How to Play
1. Tap the brain 🧠
Every tap earns Stupidity and quietly lowers your IQ. That's the whole engine of your downfall. Tap fast for a combo; tap forever because you can't stop.
2. Make Bad Decisions 🤦
Spend your Stupidity on Bad Decisions — Tide Pods, pigeon consultants, podcasts, microwaved forks, a portal in the garage. Each one keeps earning Stupidity for you, even while you're tapping (or asleep, or at work). Buy in batches with the ×1 / ×10 / ×100 / Max toggle.
3. Buy Upgrades ⬆️
Upgrades multiply your taps, juice up a specific Bad Decision, or boost everything. They unlock as you sink deeper. The shop hides what you can't afford yet, because hope is important.
4. Catch random events ✨
Things drift across the screen.
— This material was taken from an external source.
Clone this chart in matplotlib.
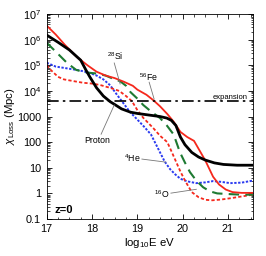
import numpy as np
import matplotlib
matplotlib.use("Agg")
import matplotlib.pyplot as plt
from matplotlib.ticker import LogLocator, FixedLocator, NullFormatter, MultipleLocator

plt.rcParams['font.family'] = ['Liberation Sans', 'DejaVu Sans']
plt.rcParams['mathtext.fontset'] = 'custom'
plt.rcParams['mathtext.rm'] = 'Liberation Sans'
plt.rcParams['mathtext.it'] = 'Liberation Sans:italic'

# ---- data: log10(E/eV) and log10(chi_loss / Mpc) ----
proton_E = [17.0, 17.25, 17.5, 17.75, 17.87, 17.95, 18.1, 18.25, 18.4, 18.5, 18.65, 18.85, 19.0,
            19.25, 19.5, 19.65, 19.75, 19.85, 19.95, 20.05, 20.2, 20.35, 20.5, 20.7, 20.9, 21.2, 21.55]
proton_L = [6.18, 5.9, 5.6, 5.2, 4.8, 4.55, 4.12, 3.8, 3.58, 3.47, 3.3, 3.17, 3.12,
            3.06, 3.0, 2.94, 2.85, 2.65, 2.2, 1.9, 1.6, 1.42, 1.3, 1.19, 1.13, 1.1, 1.1]

fe_E = [17.0, 17.2, 17.4, 17.5, 17.67, 17.9, 18.1, 18.3, 18.5, 18.7, 18.9, 19.0, 19.2, 19.35,
        19.5, 19.66, 19.8, 19.95, 20.1, 20.25, 20.38, 20.5, 20.67, 20.8, 20.95, 21.1, 21.3, 21.55]
fe_L = [6.55, 6.2, 5.8, 5.62, 5.32, 5.0, 4.75, 4.6, 4.5, 4.36, 4.2, 4.05, 3.85, 3.64,
        3.4, 3.1, 2.8, 2.4, 2.2, 2.05, 1.65, 1.28, 0.65, 0.35, 0.15, 0.05, 0.02, 0.02]

si_E = [17.0, 17.23, 17.45, 17.65, 17.87, 18.1, 18.3, 18.5, 18.62, 18.75, 18.85, 19.0, 19.13,
        19.3, 19.5, 19.65, 19.8, 19.94, 20.05, 20.16, 20.3, 20.45, 20.6, 20.76, 21.05, 21.3, 21.55]
si_L = [5.88, 5.48, 5.09, 4.82, 4.72, 4.68, 4.6, 4.45, 4.38, 4.2, 3.95, 3.7, 3.45,
        3.2, 2.94, 2.65, 2.3, 1.6, 1.2, 0.83, 0.5, 0.24, 0.08, 0.0, -0.03, -0.05, -0.05]

he_E = [17.0, 17.2, 17.45, 17.73, 17.95, 18.1, 18.25, 18.4, 18.55, 18.7, 18.84, 19.0, 19.15,
        19.3, 19.4, 19.5, 19.6, 19.72, 19.83, 19.95, 20.1, 20.3, 20.5, 20.67, 20.85, 21.05, 21.3, 21.55]
he_L = [5.1, 4.95, 4.88, 4.8, 4.7, 4.6, 4.45, 4.22, 3.85, 3.5, 3.17, 2.88, 2.6,
        2.3, 1.95, 1.6, 1.25, 0.95, 0.75, 0.57, 0.47, 0.4, 0.43, 0.48, 0.45, 0.4, 0.42, 0.5]

o_E = [17.0, 17.1, 17.25, 17.38, 17.6, 17.8, 18.04, 18.2, 18.4, 18.6, 18.75, 18.88, 19.0, 19.13,
       19.35, 19.5, 19.66, 19.75, 19.85, 19.95, 20.05, 20.2, 20.35, 20.5, 20.65, 20.85, 21.05, 21.3, 21.55]
o_L = [5.0, 4.8, 4.55, 4.45, 4.38, 4.32, 4.28, 4.22, 4.12, 4.0, 3.8, 3.6, 3.25, 2.95,
       2.55, 2.25, 2.0, 1.65, 1.25, 0.85, 0.5, 0.05, -0.15, -0.25, -0.27, -0.24, -0.19, -0.12, -0.05]

expansion_L = 3.6

ytick_vals = [0.1, 1, 10, 100, 1000, 1e4, 1e5, 1e6, 1e7]
ytick_labels = ['0.1', '1', '10', '100', '1000', r'$10^4$', r'$10^5$', r'$10^6$', r'$10^7$']
xtick_vals = [17, 18, 19, 20, 21]

fig = plt.figure(figsize=(2.66, 2.56), dpi=100)
ax = fig.add_axes([0.1756, 0.1445, 0.951 - 0.1756, 0.945 - 0.1445])

red = '#f5281c'
green = '#1e7a32'
blue = '#2a3af0'

def pw(v):
    return 10 ** np.asarray(v)

ax.plot(he_E, pw(he_L), color=blue, lw=1.4, ls=(0, (1.2, 0.8)))
ax.plot(o_E, pw(o_L), color=red, lw=1.3, ls=(0, (1.8, 1.2)))
ax.plot(si_E, pw(si_L), color=green, lw=1.5, ls=(0, (5, 3)))
ax.plot(fe_E, pw(fe_L), color=red, lw=1.3)
ax.plot(proton_E, pw(proton_L), color='black', lw=2.0)
ax.axhline(10 ** expansion_L, color='black', lw=1.2, ls=(0, (7, 2.5, 1.5, 2.5)))

ax.set_yscale('log')
ax.set_xlim(17, 21.55)
ax.set_ylim(0.1, 1e7)
ax.yaxis.set_major_locator(FixedLocator(ytick_vals))
ax.set_yticklabels(ytick_labels)
ax.yaxis.set_minor_locator(LogLocator(base=10, subs=np.arange(2, 10)))
ax.yaxis.set_minor_formatter(NullFormatter())
ax.set_xticks(xtick_vals)
ax.set_xticklabels([str(v) for v in xtick_vals])
ax.xaxis.set_minor_locator(MultipleLocator(0.25))
ax.tick_params(which='both', direction='in', top=True, right=True, labelsize=7.8)
ax.tick_params(axis='y', pad=4)
ax.tick_params(axis='x', pad=3.5)
ax.tick_params(which='major', length=3.5, width=0.6)
ax.tick_params(which='minor', length=1.8, width=0.5)
for s in ax.spines.values():
    s.set_linewidth(0.6)

ax.set_xlabel(r'log$_{10}$E eV', fontsize=8.2, labelpad=1.5)
ax.set_ylabel(r'$\chi_{\mathrm{Loss}}$ (Mpc)', fontsize=8.2, labelpad=0)

lc = '#777777'
fs = 6.3
def note(txt, tx, ty, x0, y0, x1, y1, ha='center'):
    ax.text(tx, 10 ** ty, txt, fontsize=fs, ha=ha, va='center')
    ax.plot([x0, x1], [10 ** y0, 10 ** y1], color=lc, lw=0.6)

note(r'$^{28}$Si', 18.51, 5.36, 18.49, 5.09, 18.62, 4.27)
note(r'$^{56}$Fe', 19.24, 4.54, 19.26, 4.34, 19.37, 3.68)
note('Proton', 18.11, 2.08, 18.2, 2.31, 18.49, 3.45)
note(r'$^{4}$He', 19.08, 1.375, 19.1, 1.34, 19.63, 1.22, ha='right')
note(r'$^{16}$O', 19.7, -0.03, 19.74, 0.01, 20.3, 0.16, ha='right')
ax.text(21.05, 10 ** 3.76, 'expansion', fontsize=5.5, ha='center', va='center')
ax.text(17.18, 10 ** -0.66, 'z=0', fontsize=8, fontweight='bold', ha='left', va='center')

fig.savefig('out.png', dpi=100)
Click the Golden Brain Cell for a ×7 frenzy, the Sugar Rush for absurd taps, a Free Sample for a lump sum — and if you ever see a big red button that says DO NOT PRESS… you know what to do.
5. Reincarnate ♻️
Once you're sufficiently stupid, reincarnate: lose everything you've built, come back as something dumber (goldfish → pigeon → houseplant → influencer → rock → pure static), and bank Dumb Points that boost all future production, forever. This is how the truly committed get ahead. It's called progress. Sort of.
6. Climb the Hall of Shame 💩
Submit your score to the global leaderboard and prove, in public, that you are stupider than your friends. Your progress autosaves to this browser. There is no winning. There is only more.